Thirty-two Short Films About Glenn Gould ** 1/2 (Palo Alto Square) This connect-the-dots chronology of the piano virtuoso's life is told in 32 clever vignettes. A bittersweet picture of the gifted musician, who abruptly gave up live performing at age 32 and died of a stroke at age 50 in 1982, emerges from self-contained, often witty segments ranging in length from 45 seconds to more than 10 minutes. Colm Feore plays Gould with a benign otherworldliness that is engaging. His performance belies the complicated genius of the man. There is no doubt Gould was brilliant and eccentric, but this seems to be the only note the film can sound. The series of films sound a tired and questionable theme over and over again: Gould was not like the rest of us. Not rated. --N.M.

When a Man Loves a Woman ** 1/2 (Century 10, Century 12) Director Luis Mandoki ("The White Palace") deals less with alcoholism than the relationships of those who are victims of it in the appropriately titled "When a Man Loves a Woman." Meg Ryan and Andy Garcia give believable performances as a seemingly perfect, loving couple who are torn apart by Ryan's drinking. Much of the psychology here seems to be snagged straight from John Gray's popular book "Men are From Mars, Women are From Venus," but, overall, the film tells a solid story about the power of love. Rated R. --S.I.
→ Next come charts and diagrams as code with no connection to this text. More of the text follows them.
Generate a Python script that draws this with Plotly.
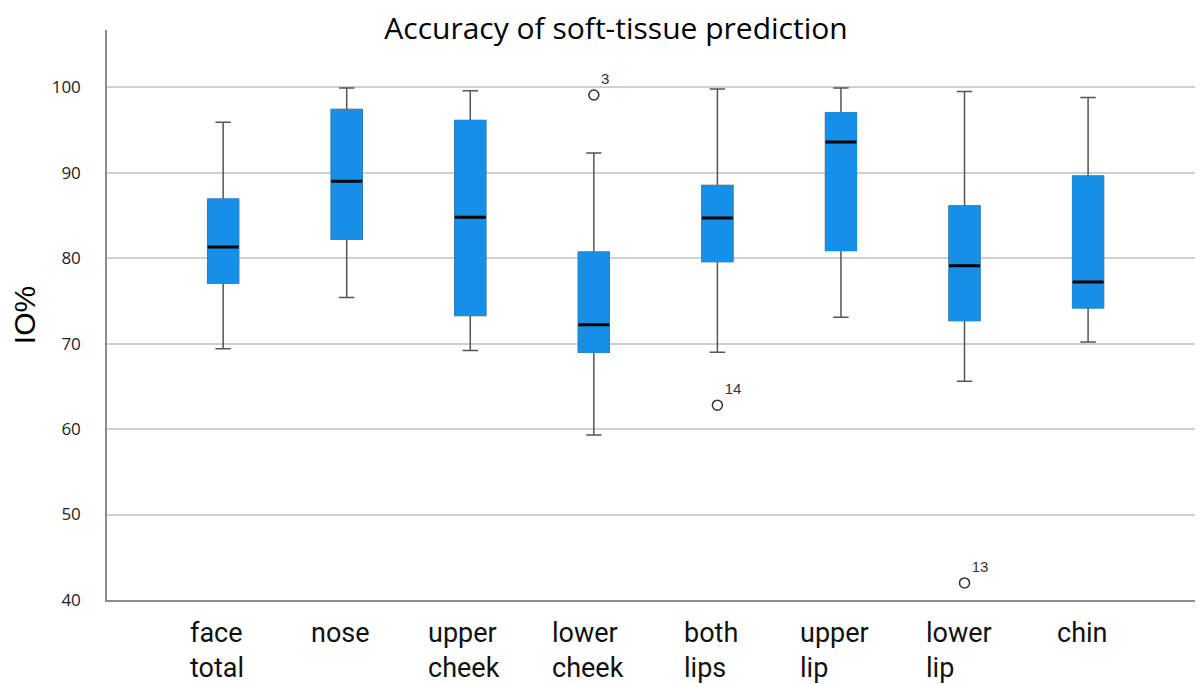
import plotly.graph_objects as go

categories = ["face total", "nose", "upper cheek", "lower cheek", "both lips", "upper lip", "lower lip", "chin"]
tick_labels = ["face<br>total", "nose", "upper<br>cheek", "lower<br>cheek", "both<br>lips", "upper<br>lip", "lower<br>lip", "chin"]
whisker_low = [69.4, 75.4, 69.2, 59.3, 69.0, 73.1, 65.6, 70.2]
q1 = [77.1, 82.2, 73.3, 69.0, 79.6, 80.9, 72.7, 74.2]
median = [81.3, 89.0, 84.8, 72.2, 84.7, 93.6, 79.1, 77.2]
q3 = [86.9, 97.4, 96.1, 80.7, 88.5, 97.0, 86.1, 89.6]
whisker_high = [95.9, 99.9, 99.6, 92.3, 99.8, 99.9, 99.5, 98.8]

outlier_cat = ["lower cheek", "both lips", "lower lip"]
outlier_val = [99.1, 62.8, 42.0]
outlier_id = ["3", "14", "13"]

BLUE = "#1690e6"
GRAY = "#555555"
BW = 0.25

# page body has an 8px margin; size figure so plot area lands where the reference has it
W, H = 1195, 676

fig = go.Figure()

# whiskers (gray) + box
fig.add_trace(go.Box(
    x=categories, q1=q1, median=median, q3=q3,
    lowerfence=whisker_low, upperfence=whisker_high,
    fillcolor=BLUE, line=dict(color=GRAY, width=1.5),
    width=BW, whiskerwidth=0.5, boxpoints=False,
    hoverinfo="skip", showlegend=False,
))
# blue box overlay hiding gray outline
fig.add_trace(go.Box(
    x=categories, q1=q1, median=median, q3=q3,
    lowerfence=q1, upperfence=q3,
    fillcolor=BLUE, line=dict(color=BLUE, width=1),
    width=BW, whiskerwidth=1, boxpoints=False,
    hoverinfo="skip", showlegend=False,
))
# black median lines
fig.add_trace(go.Box(
    x=categories, q1=median, median=median, q3=median,
    lowerfence=median, upperfence=median,
    fillcolor="black", line=dict(color="black", width=3),
    width=BW, whiskerwidth=0, boxpoints=False,
    hoverinfo="skip", showlegend=False,
))
# outliers
fig.add_trace(go.Scatter(
    x=outlier_cat, y=outlier_val, mode="markers+text",
    text=outlier_id, textposition="top right",
    textfont=dict(family="Liberation Sans, Arial", size=15, color="#333333"),
    marker=dict(symbol="circle-open", size=10, color="#333333", line=dict(width=1.5)),
    hoverinfo="skip", showlegend=False,
))

for cat, lab in zip(categories, tick_labels):
    fig.add_annotation(
        x=cat, xref="x", y=0, yref="paper", yanchor="top", xanchor="center",
        xshift=-6, yshift=-15, text=lab, showarrow=False, align="left",
        font=dict(family="Roboto", size=27, color="#111111"),
    )

fig.update_layout(
    width=W, height=H,
    margin=dict(l=99, r=0, t=22, b=84),
    paper_bgcolor="white", plot_bgcolor="white",
    boxmode="overlay",
    title=dict(text="Accuracy of soft-tissue prediction", x=(616 - 8) / W, xanchor="center",
               y=1 - (28 - 8) / H, yanchor="middle", yref="container",
               font=dict(family="Open Sans", size=30, color="black")),
    xaxis=dict(type="category", categoryorder="array", categoryarray=categories,
               range=[-0.94, 7.93], showticklabels=False, showgrid=False,
               showline=True, linecolor="#8c8c8c", linewidth=1.5, zeroline=False),
    yaxis=dict(range=[40, 106.7], tickvals=[40, 50, 60, 70, 80, 90, 100],
               showgrid=True, gridcolor="#cfcfcf", gridwidth=1.5,
               showline=True, linecolor="#8c8c8c", linewidth=1.5, zeroline=False,
               ticks="", ticklabelstandoff=21,
               tickfont=dict(family="Open Sans", size=17, color="#222222"),
               title=dict(text="IO%", standoff=14,
                          font=dict(family="Liberation Sans, Arial", size=30, color="black"))),
)

fig.write_html("out.html")
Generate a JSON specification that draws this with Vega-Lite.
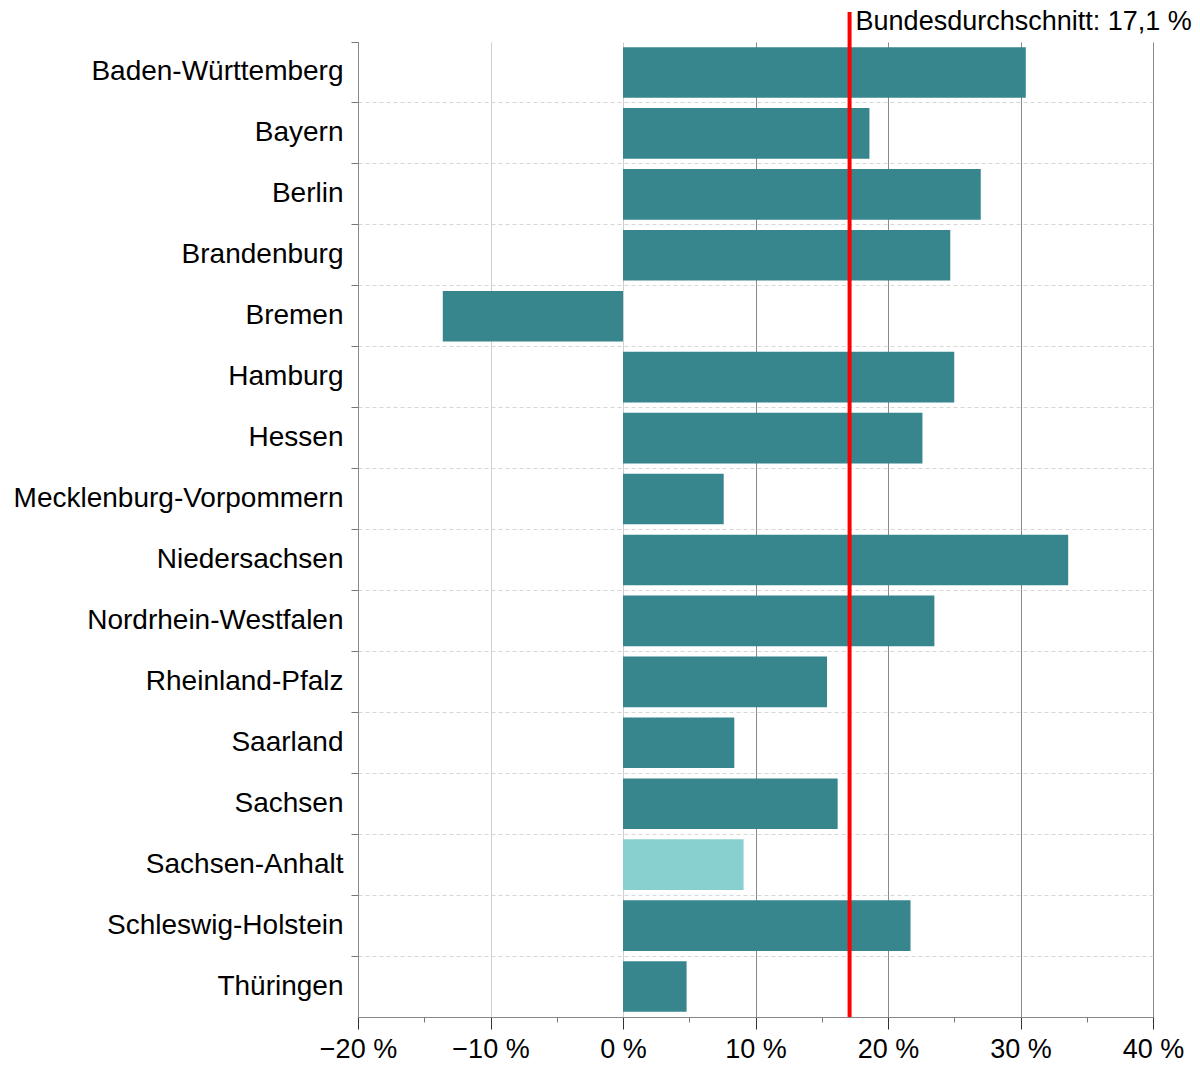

White Fang 2: Myth of the White Wolf ** 1/2 (UA 6) White Fang returns in a rousing, old-fashioned adventure story that owes more to Disney than Jack London. The wolf-dog and his prospector friend from San Francisco (Scott Bairstow) have survived the harsh Alaskan winter of 1906 only to discover an equally formidable foe: the greedy white man with gold fever. "Dances with Wolves" meets "Thunderheart" as the young miner comes into contact with the starving Haida tribe seeking the legendary white wolf, a great warrior who will lead them to the caribou and restore balance to the land. Implausible but carefully plotted, the movie provides edge-of-your-seat entertainment. Rated PG. --S.T.